Member of the Constituent Assembly
- In office 1918
- Constituency: Voronezh

Personal details
- Born: 1879 Zadonsk, Russian Empire

= Maria Perveeva =

Russian teacher and politician

Maria Dmitrievna Perveeva (Мария Дмитриевна Первеева, born 1879) was a Russian teacher and politician. In 1917 she was one of the ten women elected to the Constituent Assembly, the country's first female parliamentarians.

==Biography==
Perveeva was born in Zadonsk in 1879. She trained to be a teacher and became involved in self-education, but was arrested in 1894 and 1901 for her activities. After being arrested again in 1904, she was freed from jail by local peasants. In 1905 she co-founded a group of revolutionaries in Valuysky District, which organised illegal meetings.

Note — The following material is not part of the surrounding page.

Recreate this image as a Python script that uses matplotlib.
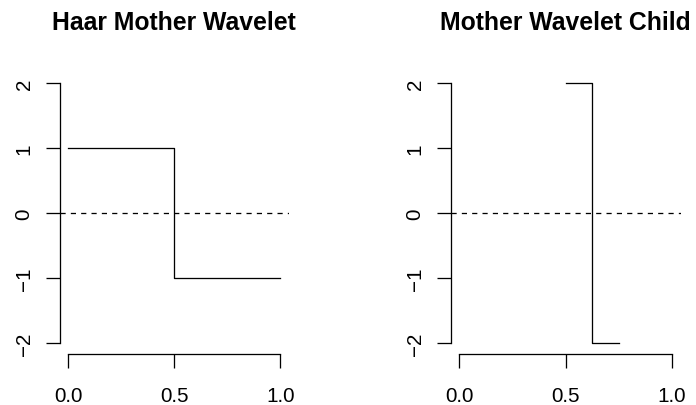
import matplotlib
matplotlib.use("Agg")
import matplotlib.pyplot as plt

plt.rcParams['font.family'] = ['Liberation Sans', 'DejaVu Sans']

titles = ["Haar Mother Wavelet", "Mother Wavelet Child"]
# step breakpoints and values (step "post")
mother_x = [0.0, 0.5, 1.0]
mother_y = [1, -1, -1]
child_x = [0.5, 0.625, 0.75]
child_y = [2, -2, -2]
xticks = [0.0, 0.5, 1.0]
xticklabels = ["0.0", "0.5", "1.0"]
yticks = [-2, -1, 0, 1, 2]
yticklabels = ["\u22122", "\u22121", "0", "1", "2"]

W, H = 696, 406
fig = plt.figure(figsize=(W / 100, H / 100), dpi=100)

def px_axes(left, right, top, bottom):
    return fig.add_axes([left / W, 1 - bottom / H, (right - left) / W, (bottom - top) / H])

ax1 = px_axes(59.8, 288.8, 73.6, 354.7)
ax2 = px_axes(450.8, 680.6, 73.6, 354.7)

LW = 0.93
for ax, title, xs, ys in [(ax1, titles[0], mother_x, mother_y), (ax2, titles[1], child_x, child_y)]:
    ax.step(xs, ys, where='post', color='black', lw=LW)
    ax.axhline(0, color='black', lw=LW, ls=(0, (4, 4)))
    ax.set_xlim(-0.04, 1.04)
    ax.set_ylim(-2.16, 2.16)
    for s in ['top', 'right']:
        ax.spines[s].set_visible(False)
    ax.spines['left'].set_bounds(-2, 2)
    ax.spines['bottom'].set_bounds(0, 1)
    for s in ['left', 'bottom']:
        ax.spines[s].set_linewidth(LW)
    ax.set_xticks(xticks)
    ax.set_xticklabels(xticklabels)
    ax.set_yticks(yticks)
    ax.set_yticklabels(yticklabels, rotation=90, va='center')
    ax.tick_params(axis='both', direction='out', length=9.8, width=LW, labelsize=14.85)
    ax.tick_params(axis='x', pad=13.5)
    ax.tick_params(axis='y', pad=9)
    ax.set_title(title, fontsize=17.8, fontweight='bold', pad=31.7)

fig.savefig("out.png", dpi=100)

She also joined the Socialist Revolutionary Party and became a member of the provincial committee in Voronezh Governorate. After another arrest, she briefly emigrated, but returned to Russia in 1907. However, she was arrested and sentenced to hard labour, spending ten years in prison in Irkutsk.

Following the start of the Russian Revolution, in 1917 she was a Socialist-Revolutionary candidate in Voronezh in the Constituent Assembly elections, and was one of ten women elected to the legislature. After the establishment of the Soviet Union, she became a member of the Society of Former Political Prisoners and Exiled Settlers, and worked in an artel in Khosta. In 1937 she was sentenced to eight years in a labour camp by the Krasnodar Krai branch of the NKVD; she was rehabilitated in 1963.